** Start **
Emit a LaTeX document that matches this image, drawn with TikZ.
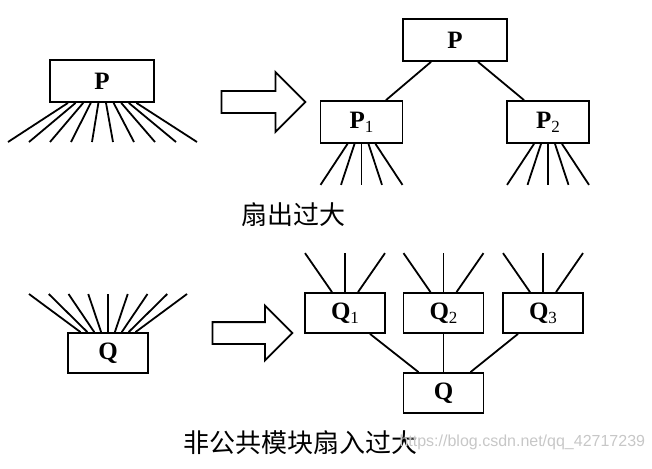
\documentclass[tikz,border=0pt]{standalone}
\usepackage{fontspec}
\setmainfont{Liberation Serif}
\setsansfont{Liberation Sans}
\newfontfamily\cjk{Noto Sans CJK SC}
\usetikzlibrary{shapes.arrows}
\newcommand{\modsub}[1]{\raisebox{-0.35ex}{\fontsize{17}{17}\selectfont\mdseries #1}}

\begin{document}
\begin{tikzpicture}[
  x=1pt,y=-1pt,
  font=\bfseries\fontsize{25}{25}\selectfont,
  mod/.style={rectangle,draw,line width=1.8pt,minimum width=104pt,minimum height=42pt,inner sep=0pt},
  submod/.style={mod,minimum width=82pt},
  qmod/.style={mod,minimum width=80pt,minimum height=40pt},
  wire/.style={line width=1.8pt},
  fatarrow/.style={single arrow,draw,line width=1.8pt,inner sep=10pt,single arrow head extend=19pt},
  caption/.style={font=\cjk\mdseries\fontsize{26}{26}\selectfont}
]
\useasboundingbox (0,0) rectangle (652,468);
% fan-out: one module P, then split into P1 and P2
\node[mod] (pl) at (102,81) {P};
\foreach \i in {0,...,9}{
  \coordinate (pfan\i) at (8+21*\i,142);
  \draw[wire] ([xshift={-34+7.6*\i}]pl.south) -- (pfan\i);
}
\node[fatarrow,minimum height=84pt] (arrowtop) at (258,102) {};
\node[mod] (pr) at (455,40) {P};
\node[submod] (pa) at (361.5,122) {P\modsub{1}};
\node[submod] (pb) at (548,122) {P\modsub{2}};
\draw[wire] ([xshift=-24]pr.south) -- ([xshift=24.5]pa.north);
\draw[wire] ([xshift=23]pr.south) -- ([xshift=-24]pb.north);
\foreach \n in {pa,pb}{
  \foreach \i in {0,...,4}{
    \coordinate (\n fan\i) at ([xshift={-41+20.5*\i},yshift=-41]\n.south);
    \draw[wire] ([xshift={-14+7*\i}]\n.south) -- (\n fan\i);
  }
}
\node[caption] (fanout) at (293,215) {扇出过大};
% fan-in: one module Q, shared by Q1, Q2 and Q3
\node[qmod] (ql) at (108,353) {Q};
\foreach \i in {0,...,8}{
  \coordinate (qfan\i) at (29+19.75*\i,294);
  \draw[wire] ([xshift={-27.5+6.875*\i}]ql.north) -- (qfan\i);
}
\node[fatarrow,minimum height=80pt,single arrow head extend=16.5pt] (arrowbot) at (247,333) {};
\node[qmod] (qa) at (345,313) {Q\modsub{1}};
\node[qmod] (qb) at (443.5,313) {Q\modsub{2}};
\node[qmod] (qc) at (543,313) {Q\modsub{3}};
\node[qmod] (q) at (443.5,393) {Q};
\foreach \n in {qa,qb,qc}{
  \foreach \i in {0,1,2}{
    \coordinate (\n fan\i) at ([xshift={-40+40*\i},yshift=39]\n.north);
    \draw[wire] ([xshift={-13+13*\i}]\n.north) -- (\n fan\i);
  }
}
\draw[wire] ([xshift=25]qa.south) -- ([xshift=-25]q.north);
\draw[wire] (qb.south) -- (q.north);
\draw[wire] ([xshift=-25]qc.south) -- ([xshift=27]q.north);
\node[caption,anchor=west] (fanin) at (180,443) {非公共模块扇入过大};
\node[font=\sffamily\mdseries\fontsize{16}{16}\selectfont,text=black!22,anchor=west] (mark) at (396,442) {https://blog.csdn.net/qq\_42717239};
\end{tikzpicture}
\end{document}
** End **
**EXERCISE AIM**
The listing above needs to be output again exactly. Don't include the pictures.

**RESULT OF THE TASK**
Emit a LaTeX document that matches this image, drawn with TikZ.
\documentclass[tikz,border=0pt]{standalone}
\usepackage{fontspec}
\setmainfont{Liberation Serif}
\setsansfont{Liberation Sans}
\newfontfamily\cjk{Noto Sans CJK SC}
\usetikzlibrary{shapes.arrows}
\newcommand{\modsub}[1]{\raisebox{-0.35ex}{\fontsize{17}{17}\selectfont\mdseries #1}}

\begin{document}
\begin{tikzpicture}[
  x=1pt,y=-1pt,
  font=\bfseries\fontsize{25}{25}\selectfont,
  mod/.style={rectangle,draw,line width=1.8pt,minimum width=104pt,minimum height=42pt,inner sep=0pt},
  submod/.style={mod,minimum width=82pt},
  qmod/.style={mod,minimum width=80pt,minimum height=40pt},
  wire/.style={line width=1.8pt},
  fatarrow/.style={single arrow,draw,line width=1.8pt,inner sep=10pt,single arrow head extend=19pt},
  caption/.style={font=\cjk\mdseries\fontsize{26}{26}\selectfont}
]
\useasboundingbox (0,0) rectangle (652,468);
% fan-out: one module P, then split into P1 and P2
\node[mod] (pl) at (102,81) {P};
\foreach \i in {0,...,9}{
  \coordinate (pfan\i) at (8+21*\i,142);
  \draw[wire] ([xshift={-34+7.6*\i}]pl.south) -- (pfan\i);
}
\node[fatarrow,minimum height=84pt] (arrowtop) at (258,102) {};
\node[mod] (pr) at (455,40) {P};
\node[submod] (pa) at (361.5,122) {P\modsub{1}};
\node[submod] (pb) at (548,122) {P\modsub{2}};
\draw[wire] ([xshift=-24]pr.south) -- ([xshift=24.5]pa.north);
\draw[wire] ([xshift=23]pr.south) -- ([xshift=-24]pb.north);
\foreach \n in {pa,pb}{
  \foreach \i in {0,...,4}{
    \coordinate (\n fan\i) at ([xshift={-41+20.5*\i},yshift=-41]\n.south);
    \draw[wire] ([xshift={-14+7*\i}]\n.south) -- (\n fan\i);
  }
}
\node[caption] (fanout) at (293,215) {扇出过大};
% fan-in: one module Q, shared by Q1, Q2 and Q3
\node[qmod] (ql) at (108,353) {Q};
\foreach \i in {0,...,8}{
  \coordinate (qfan\i) at (29+19.75*\i,294);
  \draw[wire] ([xshift={-27.5+6.875*\i}]ql.north) -- (qfan\i);
}
\node[fatarrow,minimum height=80pt,single arrow head extend=16.5pt] (arrowbot) at (247,333) {};
\node[qmod] (qa) at (345,313) {Q\modsub{1}};
\node[qmod] (qb) at (443.5,313) {Q\modsub{2}};
\node[qmod] (qc) at (543,313) {Q\modsub{3}};
\node[qmod] (q) at (443.5,393) {Q};
\foreach \n in {qa,qb,qc}{
  \foreach \i in {0,1,2}{
    \coordinate (\n fan\i) at ([xshift={-40+40*\i},yshift=39]\n.north);
    \draw[wire] ([xshift={-13+13*\i}]\n.north) -- (\n fan\i);
  }
}
\draw[wire] ([xshift=25]qa.south) -- ([xshift=-25]q.north);
\draw[wire] (qb.south) -- (q.north);
\draw[wire] ([xshift=-25]qc.south) -- ([xshift=27]q.north);
\node[caption,anchor=west] (fanin) at (180,443) {非公共模块扇入过大};
\node[font=\sffamily\mdseries\fontsize{16}{16}\selectfont,text=black!22,anchor=west] (mark) at (396,442) {https://blog.csdn.net/qq\_42717239};
\end{tikzpicture}
\end{document}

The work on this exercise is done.